• WHAT THE TASK ASKS:
Identify each line below that contains the word "Write", and copy it out.

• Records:

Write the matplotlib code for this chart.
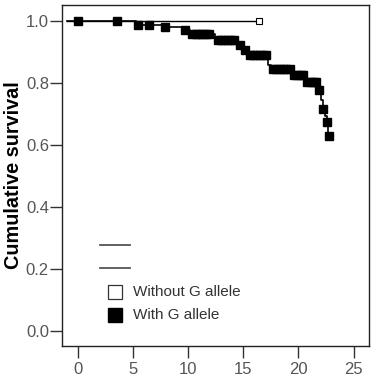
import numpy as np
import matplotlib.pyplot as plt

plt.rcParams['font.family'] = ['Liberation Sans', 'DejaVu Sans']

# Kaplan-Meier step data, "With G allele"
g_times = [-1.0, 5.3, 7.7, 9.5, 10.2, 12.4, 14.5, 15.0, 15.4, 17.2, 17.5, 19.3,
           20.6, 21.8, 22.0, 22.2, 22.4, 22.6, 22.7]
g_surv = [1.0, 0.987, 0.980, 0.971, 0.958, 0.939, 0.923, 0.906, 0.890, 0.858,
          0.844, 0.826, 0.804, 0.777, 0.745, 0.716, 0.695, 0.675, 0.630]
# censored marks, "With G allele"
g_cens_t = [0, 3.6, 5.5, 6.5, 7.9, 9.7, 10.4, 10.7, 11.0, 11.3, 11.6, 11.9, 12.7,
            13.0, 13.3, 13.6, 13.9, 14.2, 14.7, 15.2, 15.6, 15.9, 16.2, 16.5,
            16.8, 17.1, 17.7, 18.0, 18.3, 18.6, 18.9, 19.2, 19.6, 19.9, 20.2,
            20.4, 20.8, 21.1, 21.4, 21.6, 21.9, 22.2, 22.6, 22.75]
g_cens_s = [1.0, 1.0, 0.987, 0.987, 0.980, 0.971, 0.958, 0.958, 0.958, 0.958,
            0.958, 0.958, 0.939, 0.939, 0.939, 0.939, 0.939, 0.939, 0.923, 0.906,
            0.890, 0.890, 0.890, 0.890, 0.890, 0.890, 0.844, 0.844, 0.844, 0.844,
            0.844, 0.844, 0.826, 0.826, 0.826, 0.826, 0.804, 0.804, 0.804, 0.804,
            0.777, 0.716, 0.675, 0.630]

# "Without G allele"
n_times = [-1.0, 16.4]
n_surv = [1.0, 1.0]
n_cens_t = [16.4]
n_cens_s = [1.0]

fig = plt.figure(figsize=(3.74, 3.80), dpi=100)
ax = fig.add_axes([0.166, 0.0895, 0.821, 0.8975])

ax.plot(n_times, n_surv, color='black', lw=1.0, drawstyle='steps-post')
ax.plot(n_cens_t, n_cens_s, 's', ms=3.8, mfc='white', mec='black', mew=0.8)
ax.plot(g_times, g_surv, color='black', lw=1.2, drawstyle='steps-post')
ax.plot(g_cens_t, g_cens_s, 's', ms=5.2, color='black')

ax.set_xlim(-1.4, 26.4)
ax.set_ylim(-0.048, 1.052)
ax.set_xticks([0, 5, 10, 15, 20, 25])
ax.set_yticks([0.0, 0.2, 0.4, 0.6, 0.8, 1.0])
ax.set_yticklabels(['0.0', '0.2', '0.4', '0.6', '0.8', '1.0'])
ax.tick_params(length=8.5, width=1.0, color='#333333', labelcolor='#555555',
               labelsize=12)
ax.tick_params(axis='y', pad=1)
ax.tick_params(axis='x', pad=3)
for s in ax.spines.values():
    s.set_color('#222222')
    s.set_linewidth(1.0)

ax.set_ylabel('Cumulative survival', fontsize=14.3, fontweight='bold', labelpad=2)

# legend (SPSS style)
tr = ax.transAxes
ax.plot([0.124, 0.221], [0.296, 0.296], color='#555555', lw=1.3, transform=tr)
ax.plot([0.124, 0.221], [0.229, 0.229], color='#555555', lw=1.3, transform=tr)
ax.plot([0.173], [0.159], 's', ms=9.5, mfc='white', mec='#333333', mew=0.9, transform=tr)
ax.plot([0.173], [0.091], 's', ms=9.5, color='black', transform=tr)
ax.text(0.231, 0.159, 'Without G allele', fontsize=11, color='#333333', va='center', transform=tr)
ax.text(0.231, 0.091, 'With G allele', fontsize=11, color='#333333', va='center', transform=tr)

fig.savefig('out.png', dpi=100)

--

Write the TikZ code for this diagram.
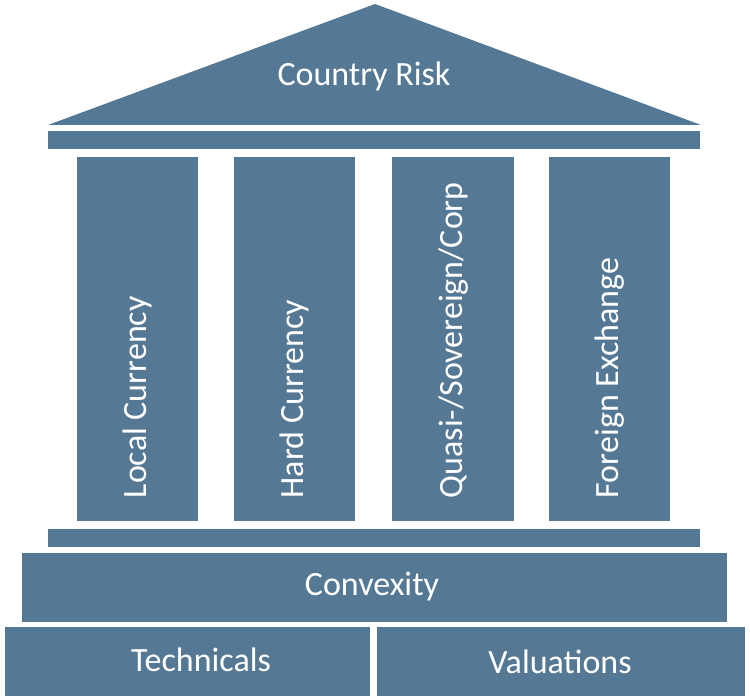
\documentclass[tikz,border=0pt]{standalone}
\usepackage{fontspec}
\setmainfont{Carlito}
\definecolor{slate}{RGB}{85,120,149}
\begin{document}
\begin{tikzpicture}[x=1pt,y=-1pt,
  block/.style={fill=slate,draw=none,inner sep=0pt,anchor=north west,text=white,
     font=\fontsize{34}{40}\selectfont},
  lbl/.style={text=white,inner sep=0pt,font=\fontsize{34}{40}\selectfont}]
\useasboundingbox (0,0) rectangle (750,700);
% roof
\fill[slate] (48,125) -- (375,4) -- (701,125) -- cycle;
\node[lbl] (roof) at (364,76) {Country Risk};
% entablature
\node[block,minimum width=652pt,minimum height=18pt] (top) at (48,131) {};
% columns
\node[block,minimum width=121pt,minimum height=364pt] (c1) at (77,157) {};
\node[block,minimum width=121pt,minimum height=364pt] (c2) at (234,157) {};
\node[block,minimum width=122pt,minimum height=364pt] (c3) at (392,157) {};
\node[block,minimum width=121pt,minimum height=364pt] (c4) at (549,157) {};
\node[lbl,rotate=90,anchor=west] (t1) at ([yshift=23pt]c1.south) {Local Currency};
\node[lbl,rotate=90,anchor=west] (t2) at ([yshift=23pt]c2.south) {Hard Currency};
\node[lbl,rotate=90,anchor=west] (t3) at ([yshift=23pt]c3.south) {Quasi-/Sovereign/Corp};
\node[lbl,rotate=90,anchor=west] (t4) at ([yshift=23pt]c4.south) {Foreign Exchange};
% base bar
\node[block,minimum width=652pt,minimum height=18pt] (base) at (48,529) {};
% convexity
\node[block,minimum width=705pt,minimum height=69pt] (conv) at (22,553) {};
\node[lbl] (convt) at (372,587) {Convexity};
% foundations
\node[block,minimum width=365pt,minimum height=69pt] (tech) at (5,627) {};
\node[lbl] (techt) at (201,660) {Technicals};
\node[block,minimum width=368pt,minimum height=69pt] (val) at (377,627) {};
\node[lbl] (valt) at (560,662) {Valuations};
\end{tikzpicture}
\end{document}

• WRITTEN ANSWER:
Write the matplotlib code for this chart.
Write the TikZ code for this diagram.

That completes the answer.